The Court referred to St George Bank Limited v Quinerts Pty Ltd (2009) 25 VR 666 where it was held that for the purposes of concurrent wrongdoing, the damage or loss caused by one concurrent wrongdoer must be the same as that caused by the other concurrent wrongdoers. The majority formed the view that it is not possible for concurrent wrongdoers to cause damage that is any other than the same damage for the purposes of s 34 (2).

Notably, s 34 (2) states:

(2) …. a concurrent wrongdoer, in relation to a claim, is a person who is one of two or more persons whose acts or omissions (or act or omission) caused, independently of each other or jointly, the damage or loss that is the subject of the claim.

Therefore, for concurrent wrongdoing, damage is not confined to type, but rather it must be damage which is the subject of the plaintiff’s claim. If the plaintiff claims loss or damage against all of the alleged concurrent wrongdoers, then the damage is subject of the claim.

Further, the High Court, referring to St George, also held that for the purposes of the Civil Liability Act, there was no “requirement that one wrongdoer contribute to the wrongful actions of the other wrongdoer in order that they cause the same damage” as propounded in that case.

The second question – causation

The majority found at par [53] that “the question is whether each of them, separately, materially contributed to the loss or damage suffered”. The notion of material contribution only requires that the act or omission be ‘a cause’ to the loss or damage and not ‘the’ cause of the loss or damage.

The underlying theme of the judgment was that in determining cause, one must be aware of the harm suffered by Mitchell Morgan, being the inability to recover the funds.

The Court validated Hunt & Hunt’s submissions that the mortgage was ineffective for two reasons:

  1. The loan agreement was void for which cause rests with the fraudsters;
  2. The mortgage instrument was inappropriately drafted, for which cause rests with Hunt & Hunt.

Both of the above causes contributed to the inability of Mitchell Morgan to recover the funds it advanced, and for this reason both the fraudsters and Hunt & Hunt were held to be concurrent wrongdoers.

With reference to policy considerations, it was found that Mitchell Morgan should not recover from Hunt & Hunt any more than that for which Hunt & Hunt is responsible, as found by the primary judge.

Summary

The majority took a liberal approach when interpreting the Civil Liability Act’s proportionate liability regime.
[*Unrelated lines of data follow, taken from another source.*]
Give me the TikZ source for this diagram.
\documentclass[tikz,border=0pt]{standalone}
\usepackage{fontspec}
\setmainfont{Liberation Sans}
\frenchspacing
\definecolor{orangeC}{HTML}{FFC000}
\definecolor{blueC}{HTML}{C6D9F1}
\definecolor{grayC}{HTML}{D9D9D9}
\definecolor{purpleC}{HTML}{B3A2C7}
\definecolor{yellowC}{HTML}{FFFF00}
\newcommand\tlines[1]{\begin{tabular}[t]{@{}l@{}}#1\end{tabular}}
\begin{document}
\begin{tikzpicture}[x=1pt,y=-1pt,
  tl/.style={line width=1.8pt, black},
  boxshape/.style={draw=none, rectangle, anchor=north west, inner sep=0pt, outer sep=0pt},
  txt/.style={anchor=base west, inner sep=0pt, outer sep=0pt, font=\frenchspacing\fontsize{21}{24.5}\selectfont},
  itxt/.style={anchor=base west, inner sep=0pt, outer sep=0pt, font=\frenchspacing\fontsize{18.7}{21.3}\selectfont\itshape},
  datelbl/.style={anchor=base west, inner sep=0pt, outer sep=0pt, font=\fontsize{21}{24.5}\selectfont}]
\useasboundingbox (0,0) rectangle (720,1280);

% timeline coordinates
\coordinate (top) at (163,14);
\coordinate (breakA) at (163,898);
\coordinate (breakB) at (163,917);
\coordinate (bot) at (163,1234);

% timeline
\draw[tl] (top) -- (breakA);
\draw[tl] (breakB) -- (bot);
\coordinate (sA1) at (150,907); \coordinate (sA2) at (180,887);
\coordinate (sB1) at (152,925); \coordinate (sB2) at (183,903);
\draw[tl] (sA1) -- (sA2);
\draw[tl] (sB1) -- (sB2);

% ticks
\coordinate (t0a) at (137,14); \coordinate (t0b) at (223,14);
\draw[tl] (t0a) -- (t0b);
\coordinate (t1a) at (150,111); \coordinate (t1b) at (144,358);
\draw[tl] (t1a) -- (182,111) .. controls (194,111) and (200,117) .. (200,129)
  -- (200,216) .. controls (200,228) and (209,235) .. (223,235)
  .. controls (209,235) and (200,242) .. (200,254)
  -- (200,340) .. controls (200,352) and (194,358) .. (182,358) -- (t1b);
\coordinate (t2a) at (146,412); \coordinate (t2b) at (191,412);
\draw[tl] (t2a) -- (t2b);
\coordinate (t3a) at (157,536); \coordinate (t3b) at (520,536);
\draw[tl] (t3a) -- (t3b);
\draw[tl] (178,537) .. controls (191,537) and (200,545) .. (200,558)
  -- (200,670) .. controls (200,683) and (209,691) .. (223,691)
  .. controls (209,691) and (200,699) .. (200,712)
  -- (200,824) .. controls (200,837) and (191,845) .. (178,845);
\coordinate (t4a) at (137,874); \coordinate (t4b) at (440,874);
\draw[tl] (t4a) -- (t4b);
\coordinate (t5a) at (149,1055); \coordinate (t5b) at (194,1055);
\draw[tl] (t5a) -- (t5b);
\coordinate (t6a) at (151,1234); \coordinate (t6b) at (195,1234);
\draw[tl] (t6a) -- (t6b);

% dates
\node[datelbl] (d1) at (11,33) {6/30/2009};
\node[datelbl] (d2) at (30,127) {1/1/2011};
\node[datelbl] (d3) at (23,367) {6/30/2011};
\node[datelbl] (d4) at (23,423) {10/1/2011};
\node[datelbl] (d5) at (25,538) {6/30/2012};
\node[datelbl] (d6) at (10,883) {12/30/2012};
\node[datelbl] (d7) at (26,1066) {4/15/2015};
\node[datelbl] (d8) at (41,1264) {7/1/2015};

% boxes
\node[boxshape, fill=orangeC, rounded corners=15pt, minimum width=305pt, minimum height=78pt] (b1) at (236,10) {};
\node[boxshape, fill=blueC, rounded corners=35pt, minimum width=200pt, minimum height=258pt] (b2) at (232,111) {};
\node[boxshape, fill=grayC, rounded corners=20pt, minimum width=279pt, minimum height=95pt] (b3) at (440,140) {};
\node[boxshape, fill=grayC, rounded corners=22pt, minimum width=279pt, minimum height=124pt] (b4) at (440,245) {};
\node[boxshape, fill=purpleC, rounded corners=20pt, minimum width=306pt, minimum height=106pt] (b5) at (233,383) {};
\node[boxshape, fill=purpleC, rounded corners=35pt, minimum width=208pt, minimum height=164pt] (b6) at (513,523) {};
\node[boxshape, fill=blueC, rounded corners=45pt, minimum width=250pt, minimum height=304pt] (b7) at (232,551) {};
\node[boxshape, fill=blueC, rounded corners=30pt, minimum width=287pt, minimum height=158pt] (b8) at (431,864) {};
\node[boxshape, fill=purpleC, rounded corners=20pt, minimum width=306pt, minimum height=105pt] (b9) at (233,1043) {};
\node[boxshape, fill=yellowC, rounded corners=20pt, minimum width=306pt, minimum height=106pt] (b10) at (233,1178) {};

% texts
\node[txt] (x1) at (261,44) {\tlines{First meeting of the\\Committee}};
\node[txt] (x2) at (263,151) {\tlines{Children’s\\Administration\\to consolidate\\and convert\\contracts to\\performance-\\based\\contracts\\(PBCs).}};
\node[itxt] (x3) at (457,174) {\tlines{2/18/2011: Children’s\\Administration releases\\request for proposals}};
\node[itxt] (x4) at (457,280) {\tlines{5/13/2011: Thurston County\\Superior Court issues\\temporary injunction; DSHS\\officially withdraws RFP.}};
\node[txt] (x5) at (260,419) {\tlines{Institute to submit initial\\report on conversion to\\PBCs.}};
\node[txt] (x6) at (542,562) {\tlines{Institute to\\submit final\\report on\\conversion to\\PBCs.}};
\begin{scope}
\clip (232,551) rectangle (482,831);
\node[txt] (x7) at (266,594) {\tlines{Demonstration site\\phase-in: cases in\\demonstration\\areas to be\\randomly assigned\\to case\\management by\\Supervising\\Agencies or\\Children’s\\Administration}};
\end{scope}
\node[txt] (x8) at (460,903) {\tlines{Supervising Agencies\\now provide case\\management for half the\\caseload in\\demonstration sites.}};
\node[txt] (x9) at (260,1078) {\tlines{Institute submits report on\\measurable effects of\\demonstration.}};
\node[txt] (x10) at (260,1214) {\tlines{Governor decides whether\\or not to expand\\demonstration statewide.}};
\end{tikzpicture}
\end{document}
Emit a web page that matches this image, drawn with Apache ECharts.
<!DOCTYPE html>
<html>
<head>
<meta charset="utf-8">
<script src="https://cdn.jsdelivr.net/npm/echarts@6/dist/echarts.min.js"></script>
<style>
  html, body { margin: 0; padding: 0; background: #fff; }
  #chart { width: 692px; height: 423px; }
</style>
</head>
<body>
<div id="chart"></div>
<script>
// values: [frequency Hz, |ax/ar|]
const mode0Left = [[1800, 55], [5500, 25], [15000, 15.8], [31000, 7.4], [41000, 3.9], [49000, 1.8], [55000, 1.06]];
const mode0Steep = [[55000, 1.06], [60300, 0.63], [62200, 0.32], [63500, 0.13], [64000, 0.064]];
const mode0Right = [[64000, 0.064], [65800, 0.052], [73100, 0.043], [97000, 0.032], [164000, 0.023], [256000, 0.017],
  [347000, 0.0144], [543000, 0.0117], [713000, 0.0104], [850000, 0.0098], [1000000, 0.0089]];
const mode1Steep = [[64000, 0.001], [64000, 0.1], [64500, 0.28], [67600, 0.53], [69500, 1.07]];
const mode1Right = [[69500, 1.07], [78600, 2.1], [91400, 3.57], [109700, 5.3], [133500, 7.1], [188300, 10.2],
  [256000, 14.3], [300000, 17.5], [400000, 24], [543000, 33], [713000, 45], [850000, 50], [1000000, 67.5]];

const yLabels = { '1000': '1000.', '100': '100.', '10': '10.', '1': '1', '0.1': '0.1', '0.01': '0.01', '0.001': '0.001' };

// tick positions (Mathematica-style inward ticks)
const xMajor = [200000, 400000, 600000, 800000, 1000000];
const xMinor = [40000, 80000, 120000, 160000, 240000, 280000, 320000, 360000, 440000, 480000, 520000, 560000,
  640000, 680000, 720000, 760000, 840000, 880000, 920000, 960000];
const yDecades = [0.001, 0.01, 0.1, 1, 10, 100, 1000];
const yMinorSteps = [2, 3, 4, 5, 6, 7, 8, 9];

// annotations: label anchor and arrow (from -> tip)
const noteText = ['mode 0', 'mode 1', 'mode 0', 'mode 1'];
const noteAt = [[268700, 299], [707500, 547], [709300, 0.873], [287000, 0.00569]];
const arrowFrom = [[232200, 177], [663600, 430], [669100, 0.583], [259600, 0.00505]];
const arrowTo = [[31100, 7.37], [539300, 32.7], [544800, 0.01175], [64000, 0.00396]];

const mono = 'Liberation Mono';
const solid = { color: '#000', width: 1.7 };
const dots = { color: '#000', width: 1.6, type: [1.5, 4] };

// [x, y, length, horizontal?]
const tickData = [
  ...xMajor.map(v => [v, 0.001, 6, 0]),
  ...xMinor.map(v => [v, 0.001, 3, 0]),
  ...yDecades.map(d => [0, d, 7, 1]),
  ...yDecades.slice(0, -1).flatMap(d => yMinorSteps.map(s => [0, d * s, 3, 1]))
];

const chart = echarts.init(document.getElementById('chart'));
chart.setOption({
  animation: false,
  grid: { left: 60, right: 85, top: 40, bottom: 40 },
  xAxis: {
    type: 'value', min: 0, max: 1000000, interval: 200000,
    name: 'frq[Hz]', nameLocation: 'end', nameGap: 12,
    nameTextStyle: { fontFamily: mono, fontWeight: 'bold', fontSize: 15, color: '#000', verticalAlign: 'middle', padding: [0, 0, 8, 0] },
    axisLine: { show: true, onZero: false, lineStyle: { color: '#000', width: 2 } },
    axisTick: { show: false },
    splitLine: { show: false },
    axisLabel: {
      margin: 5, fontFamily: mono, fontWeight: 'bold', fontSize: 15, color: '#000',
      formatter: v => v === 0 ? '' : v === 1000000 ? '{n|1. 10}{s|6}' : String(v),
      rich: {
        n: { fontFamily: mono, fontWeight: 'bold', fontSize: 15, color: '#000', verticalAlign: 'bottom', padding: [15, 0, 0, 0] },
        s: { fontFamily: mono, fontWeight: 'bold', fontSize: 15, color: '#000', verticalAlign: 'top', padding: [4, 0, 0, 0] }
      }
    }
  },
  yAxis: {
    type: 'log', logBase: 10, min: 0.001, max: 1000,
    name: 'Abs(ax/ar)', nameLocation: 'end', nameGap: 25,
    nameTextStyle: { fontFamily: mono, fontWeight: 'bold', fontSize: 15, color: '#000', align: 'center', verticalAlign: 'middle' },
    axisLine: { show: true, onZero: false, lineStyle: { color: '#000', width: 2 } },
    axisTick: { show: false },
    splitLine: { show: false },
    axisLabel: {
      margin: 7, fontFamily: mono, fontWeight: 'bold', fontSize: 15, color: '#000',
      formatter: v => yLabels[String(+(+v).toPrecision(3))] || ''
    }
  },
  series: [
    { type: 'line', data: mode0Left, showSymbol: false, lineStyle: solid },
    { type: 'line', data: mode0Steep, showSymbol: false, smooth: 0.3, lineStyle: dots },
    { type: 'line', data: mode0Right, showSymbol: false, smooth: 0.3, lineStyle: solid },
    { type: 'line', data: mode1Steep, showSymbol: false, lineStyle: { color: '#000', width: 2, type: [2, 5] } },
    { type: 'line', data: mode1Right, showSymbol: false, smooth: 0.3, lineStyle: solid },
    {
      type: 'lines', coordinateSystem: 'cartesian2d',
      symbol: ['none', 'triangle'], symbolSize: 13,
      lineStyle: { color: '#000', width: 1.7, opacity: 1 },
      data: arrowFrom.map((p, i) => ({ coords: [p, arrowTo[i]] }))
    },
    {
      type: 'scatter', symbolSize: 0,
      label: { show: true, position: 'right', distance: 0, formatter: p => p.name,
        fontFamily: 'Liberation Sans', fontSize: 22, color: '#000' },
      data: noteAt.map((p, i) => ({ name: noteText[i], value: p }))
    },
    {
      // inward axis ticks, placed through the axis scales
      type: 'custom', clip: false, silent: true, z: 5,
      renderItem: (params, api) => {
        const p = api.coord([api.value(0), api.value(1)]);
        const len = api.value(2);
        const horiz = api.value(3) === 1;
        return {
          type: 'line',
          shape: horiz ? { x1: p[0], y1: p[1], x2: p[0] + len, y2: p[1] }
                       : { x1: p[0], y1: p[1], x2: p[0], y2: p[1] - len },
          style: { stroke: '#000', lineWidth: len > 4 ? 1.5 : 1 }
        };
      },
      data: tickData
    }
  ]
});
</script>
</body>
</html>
Essentially, Mitchell Morgan’s claim against Hunt & Hunt was based on a different cause of action from its claim against the fraudsters, but was simultaneously founded on Mitchell Morgan’s inability to recover the monies advanced. For this reason, Hunt & Hunt were concurrent wrongdoers.

Lessons

Professionals are often insured against liability and for this reason are usually the sole targets of legal action, despite the contribution of the wrong of others.
Under the common law, the risk lies with the defendant where a plaintiff can sue and recover his or her loss from one wrongdoer, leaving that wrongdoer to seek contribution from other wrongdoers. Under Pt 4 of the Civil Liability Act, the liability of a concurrent wrongdoer is limited to the proportion of the loss or damage they caused and it is irrelevant whether a concurrent wrongdoer is insolvent, wound up, ceases to exist or has died. As a result, it is necessary that plaintiffs sue all wrongdoers to recover the total loss. The risk of a possible failure to recover the whole of the claim has shifted to the plaintiff.

In light of the minority judgment, the case fails to deliver the clarity required in this sphere of legal interpretation. The task of determining concurrent wrongdoers remains laborious.

However, the case does shed light on a possible new era of liberal interpretation in this area. It is somewhat promising for insurers, where the emphasis has long been on the narrow construction of Pt 4 as propounded in St George. The more liberal approach serves the underlying policy considerations of the provisions and although identification remains difficult, the outlook appears positive for insurers.